In the old domain’s property: Settings → Change of address → Update, then select the new domain. As of June 2026 the tool requires:

  • Both the old and new domains verified in Search Console under the same Google account.
  • Domain-level properties (example.com, not example.com/path).
  • Working 301s already in place — the tool runs pre-move checks and blocks on critical failures.

Google now advises running Change of Address for every variant of the old domain — www and non-www, plus any subdomains — even ones you weren’t actively using. The tool tells Google to migrate ranking signals from the old property to the new one.

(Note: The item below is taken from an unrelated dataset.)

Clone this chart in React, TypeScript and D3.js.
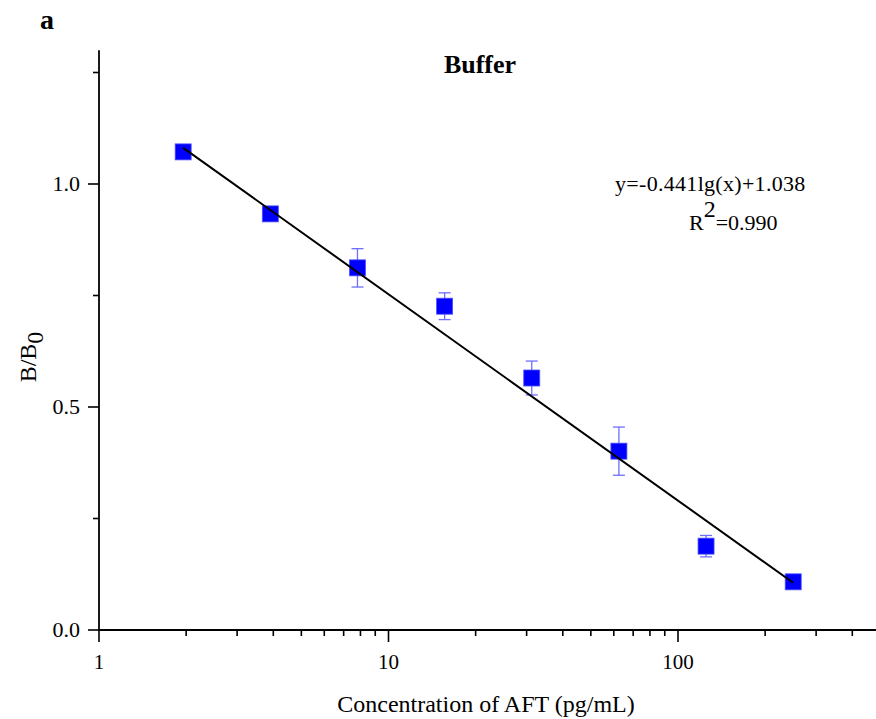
import React from "react";
import * as d3 from "d3";

const concentrations = [1.953125, 3.90625, 7.8125, 15.625, 31.25, 62.5, 125, 250];
const ratios = [1.072, 0.933, 0.812, 0.726, 0.565, 0.401, 0.188, 0.108];
const errors = [0.01, 0.004, 0.043, 0.03, 0.038, 0.054, 0.024, 0.004];
const fitSlope = -0.4627;
const fitIntercept = 1.2155;
const xMajorTicks = [1, 10, 100];
const xTickLabels = ["1", "10", "100"];
const yMajorTicks = [0, 0.5, 1.0];
const yTickLabels = ["0.0", "0.5", "1.0"];
const yMinorTicks = [0.25, 0.75, 1.25];

const FONT = "'Liberation Serif', 'Times New Roman', serif";

export default function App() {
  const x = d3.scaleLog().domain([1, 500]).range([99, 99 + Math.log10(500) * 289.5]);
  const y = d3.scaleLinear().domain([0, 1.3]).range([630, 630 - 1.3 * 446]);

  const xMinor: number[] = [];
  [1, 10, 100].forEach((d) => {
    for (let k = 2; k <= 9; k++) {
      const v = d * k;
      if (v <= 500) xMinor.push(v);
    }
  });

  const fitLine = d3
    .line<number>()
    .x((d) => x(d))
    .y((d) => y(fitSlope * Math.log10(d) + fitIntercept));
  const fitDomain = [concentrations[0], concentrations[concentrations.length - 1]];

  const errColor = "#6e6eff";
  const sq = 16;
  const cap = 6;

  return (
    <svg
      width={876}
      height={719}
      style={{ position: "absolute", left: 0, top: 0, background: "#fff" }}
      fontFamily={FONT}
    >
      <rect x={0} y={0} width={876} height={719} fill="#fff" />
      {/* Axes */}
      <line x1={x(1)} x2={x(1)} y1={y(0)} y2={y(1.3)} stroke="#000" strokeWidth={1.8} />
      <line x1={x(1)} x2={x(500)} y1={y(0)} y2={y(0)} stroke="#000" strokeWidth={1.8} />
      {xMajorTicks.map((t, i) => (
        <g key={"xm" + t}>
          <line x1={x(t)} x2={x(t)} y1={y(0)} y2={y(0) + 12} stroke="#000" strokeWidth={1.6} />
          <text x={x(t)} y={669} textAnchor="middle" fontSize={21} fill="#000">
            {xTickLabels[i]}
          </text>
        </g>
      ))}
      {xMinor.map((t) => (
        <line key={"xn" + t} x1={x(t)} x2={x(t)} y1={y(0)} y2={y(0) + 6} stroke="#000" strokeWidth={1.6} />
      ))}
      {yMajorTicks.map((t, i) => (
        <g key={"ym" + t}>
          <line x1={x(1) - 11} x2={x(1)} y1={y(t)} y2={y(t)} stroke="#000" strokeWidth={1.6} />
          <text x={80} y={y(t) + 7} textAnchor="end" fontSize={22} fill="#000">
            {yTickLabels[i]}
          </text>
        </g>
      ))}
      {yMinorTicks.map((t) => (
        <line key={"yn" + t} x1={x(1) - 6} x2={x(1)} y1={y(t)} y2={y(t)} stroke="#000" strokeWidth={1.6} />
      ))}

      {/* Error bars */}
      {concentrations.map((c, i) => (
        <g key={"e" + i} stroke={errColor} strokeWidth={1.3}>
          <line x1={x(c)} x2={x(c)} y1={y(ratios[i] + errors[i])} y2={y(ratios[i] - errors[i])} />
          <line x1={x(c) - cap} x2={x(c) + cap} y1={y(ratios[i] + errors[i])} y2={y(ratios[i] + errors[i])} />
          <line x1={x(c) - cap} x2={x(c) + cap} y1={y(ratios[i] - errors[i])} y2={y(ratios[i] - errors[i])} />
        </g>
      ))}

      {/* Markers */}
      {concentrations.map((c, i) => (
        <rect
          key={"p" + i}
          x={x(c) - sq / 2}
          y={y(ratios[i]) - sq / 2}
          width={sq}
          height={sq}
          fill="#0000ff"
          stroke="#5050ff"
          strokeWidth={0.8}
        />
      ))}

      {/* Fit line */}
      <path d={fitLine(fitDomain) || ""} stroke="#000" strokeWidth={2} fill="none" />

      {/* Texts */}
      <text x={40} y={29} fontSize={28} fontWeight="bold" fill="#000">a</text>
      <text x={480} y={73} fontSize={26} fontWeight="bold" textAnchor="middle" fill="#000">Buffer</text>
      <text x={615} y={191} fontSize={22} fill="#000" letterSpacing={0.3}>y=-0.441lg(x)+1.038</text>
      <text x={689} y={230} fontSize={22} fill="#000">
        R<tspan dy={-13} fontSize={24}>2</tspan>
        <tspan dy={13} fontSize={22}>=0.990</tspan>
      </text>
      <text x={486} y={712} fontSize={24} textAnchor="middle" fill="#000">
        Concentration of AFT (pg/mL)
      </text>
      <text
        transform={`translate(36, 357) rotate(-90)`}
        fontSize={24}
        textAnchor="middle"
        fill="#000"
      >
        B/B<tspan dy={7} fontSize={24}>0</tspan>
      </text>
    </svg>
  );
}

Step 7: Keep redirects in place — longer than you think

Google’s own guidance (June 2026) is to keep the redirects live for at least 180 days, and longer if you still see any Search traffic hitting the old URLs. In practice, external backlinks persist for years, so keep the redirect-only deployment running indefinitely. Don’t take it down after the migration “feels done.”

How to confirm it’s fixed

  1. The curl loop in Step 5 shows 200 via 1 hop(s) for every sampled URL.
  2. In Search Console (new domain) → Indexing → Pages, the “Not found (404)” count stops climbing within a few crawl cycles and then declines.
  3. In the old domain’s property, the Change of Address banner reads as an active/completed move rather than “not started.”
  4. Spot-check 5 of your highest-value backlinks in a browser — each should land on the correct new-domain page, not a 404.

Easy to misdiagnose as

People assume Google “figures it out.” Without explicit 301s, link equity is lost. Google does not guess that old.com/foo equals new.com/foo once the URL structure has changed — it needs the redirect to connect the two. A pile of homepage redirects is also a trap: Google can treat path→root redirects as soft-404s and drop them, so map to topical equivalents wherever one exists.

Prevention

  • Build the redirect map before launching the new domain, not as cleanup afterward.
  • Keep redirect rules in source control (vercel.json, _redirects, firebase.json).
  • Maintain the old-domain redirect deployment indefinitely; never take it down.
  • After every deploy, sample-test 50+ redirects with the curl loop.
  • For large sites, design the map around wildcard captures from the start so you stay under platform rule limits (Vercel’s 1,024) and avoid redirect chains.

FAQ

  • How long do I have to keep the redirects? Google says at least 180 days, and longer while old URLs still get Search traffic. Because backlinks outlive that window, keep them indefinitely.
  • Should I use 301 or 302 for a permanent move? Use a permanent redirect (301, or 308 on Vercel’s "permanent": true). A 302/307 is temporary and signals Google to keep indexing the old URL, so ranking signals don’t fully transfer.
  • Do I really need to keep the old domain’s hosting alive? Yes. A redirect only fires if a server responds on the old domain with a valid cert. If you fully decommission the old host, every old URL — and every backlink to it — dies.
  • My site has 50,000 URLs and I hit Vercel’s 1,024 limit. Now what? Collapse 1:1 rules into wildcard captures (/blog/:slug covers every blog post in one rule). For genuinely irregular maps, use Vercel Bulk Redirects (up to 1,000,000/project) or Edge Middleware that looks up the destination from a list.
  • Do query strings and trailing slashes survive the redirect? Not automatically. Vercel and Netlify preserve query strings by default but you must match trailing-slash behavior yourself; test both /blog/foo and /blog/foo/ in your curl sample.